Manusia Tanpa Rencana?
Suatu waktu kau butuh hidup tanpa rencana. Menjadi manusia tanpa rencana. Apa pun namanya, jalan pikiran seperti itu akan dianggap bodoh. S...
Suatu waktu kau butuh hidup tanpa rencana. Menjadi manusia tanpa rencana. Apa pun namanya, jalan pikiran seperti itu akan dianggap bodoh. Sejak kecil, kita dikelilingi orang-orang yang menuntut kita memastikan rencana. Tanpa sadar kita adalah manusia yang selalu patuh terhadap rencana. Saat menulis ini, saya berpikir jika ini bagian dari rencanaku. Saya gagal menjadi manusia tanpa rencana. Tetapi, pertanyaan pertama yang semestinya kita jawab, “Lebih baik mana hidup dengan rencana atau tak memiliki rencana sama sekali?”
Saya punya teman yang hampir setiap waktu menyusun rencana dengan matang. Sejumlah pencapaian dengan tegas ia katakan kepadaku, seolah ia percaya bahwa harapan adalah sesuatu yang sangat baik. Di sisi lain, seorang teman saya yang lain, percaya jika harapan adalah awal mula rasa sakit dan ia akan menasihatimu untuk belajar menghindari harapan.
Beberapa hari yang lalu saya kembali memainkan anime “One Punch Man” dengan alasan, “Saya sedang ingin sedikit tertawa atau setidaknya tersenyum!” Tokoh utama One Punch Man bernama Saitama, saya rasa karakter Saitama membuat saya betah dan bersedia meluangkan waktu untuk menikmatinya. Penulisnya, pada awalnya tak punya alasan selain untuk menghibur dirinya sendiri. Ia tak berniat agar Saitama menjadi besar seperti hari ini. Saya teringat satu pesan Saitama, “Masalah hari esok, kuserahkan untuk diriku yang esok” dan rasanya itu adalah alter ego penulisnya, One.
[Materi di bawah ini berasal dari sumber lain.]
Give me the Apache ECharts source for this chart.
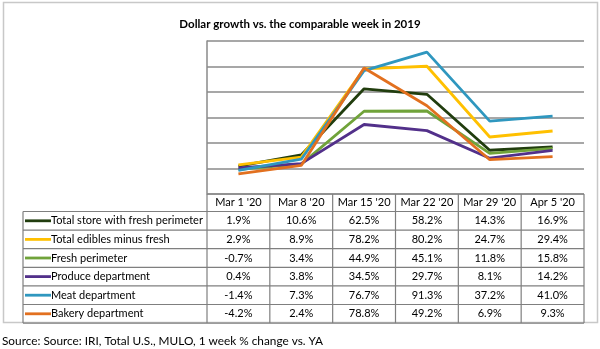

Saat menulis catatan ini, saya sedang menikmati suara seorang lelaki yang (belajar) bernyanyi di sebuah warung kopi, sendiri. Saya melihatnya dan menikmati lagunya, meski pun lelaki itu bernyanyi sesukanya. Saya tidak tahu sejak kapan ia mulai bernyanyi, namun hingga catatan ini berada pada 300 kata, ia masih tetap bernyanyi. Lagunya mulai dari Jazz, pop hingga dangdut. Sepertinya, ia tak memiliki rencana malam ini, tentang mulai dari lagu mana dan berakhir di mana penampilannya malam ini.
Di tempat ini, sebenarnya saya sedang menanti seorang teman. Saya datang lebih awal dari waktu yang ditentukan, hidup tanpa rencana sepertinya adalah bagian dari rencana itu juga. Saya masih ingin menikmati lelaki tua itu bernyanyi, dan melihat ia tertawa lepas. Saya merasa sedang mengobservasi, seperti halnya tugas di kelas mahasiswa psikologi. Tapi, ini bukan observasi, ini hanya catatan tanpa rencana. Saya tak tahu mengapa saya menulis catatan ini, mungkin efek setelah membaca “The Book of Quoestions” karya Pablo Neruda. Di awal dan di akhir catatan ini, saya hanya ingin bertanya, “Apakah kebahagiaan ada pada rencana atau tidak sama sekali?” atau boleh juga pertanyaannya seperti ini “Apakah pertanyaan serta catatan ini perlu dijawab atau cukup diabaikan saja?”